Earlier this week Randy Levine of the Yankees Front Office indicated a willingness to part ways with Robinson Cano should he seek too much money in free agency. Strategically, I don't know why he would say this, unless early negotiations with Cano's representatives were not going well. Over the past four years Cano has only been the best Yankee and one of the best players in baseball. The Yankees should be willing to walk away from Robbie if the money doesn't make sense for the organization, but they shouldn't say that publicly. That said, the announcement raises the question: How much should the Yankees give Cano? Entering Sunday night's game Robbie was hitting .312/.385/.520, good for a .385 wOBA, not materially off the .394 wOBA he posted in 2012. His 5.9 fWAR were eleventh best in baseball. With so few games left, Cano's production is assured. His numbers may change slightly, but Robbie has put up another solid season. What's that production worth?

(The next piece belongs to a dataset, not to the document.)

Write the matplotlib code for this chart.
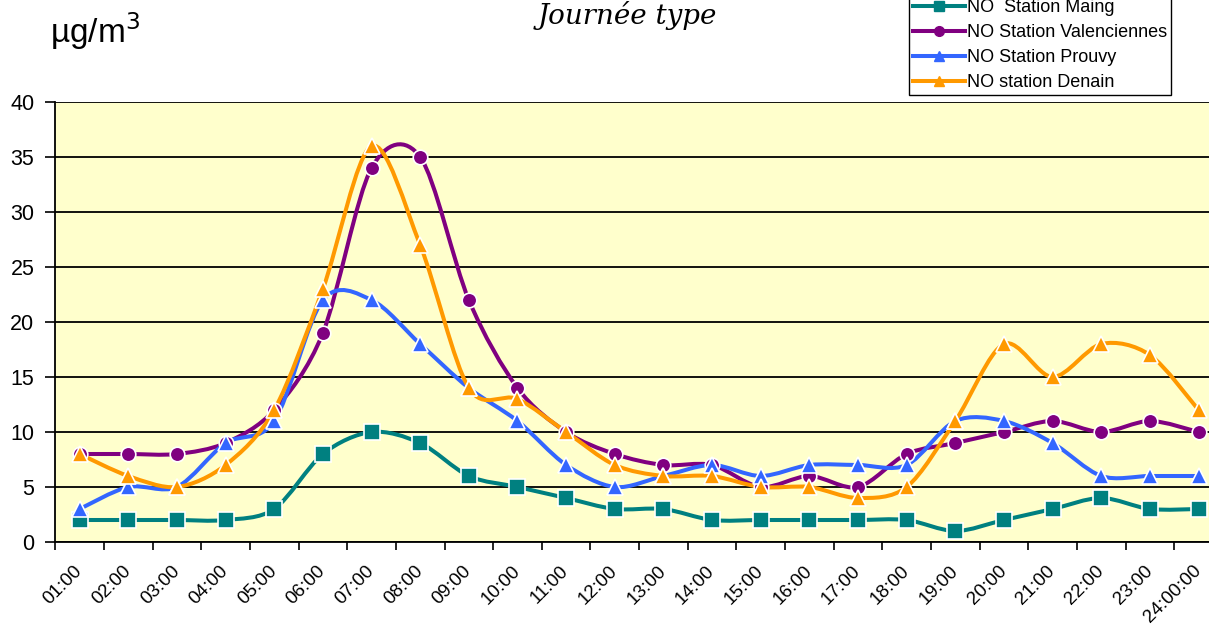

According to Fangraphs Robbie was worth $29.4 million so far in 2013. In 2012 he was worth $34.8 million. That's far more than he'll get in salary in free agency, but the combined picture that emerges is of a player who could easily command $20 million a year.
As always with Robbie, it comes down to the years. Cano will be on the wrong side of 30 playing a position that does not historically age well. In a perfect world the Yankees could lock Cano up for only three more years, but surely he'll get a better deal somewhere else. But anything more than five years seems like paying for past production. The question then becomes, will the Yankees pay for past production? If they don't, will a different team pay for it?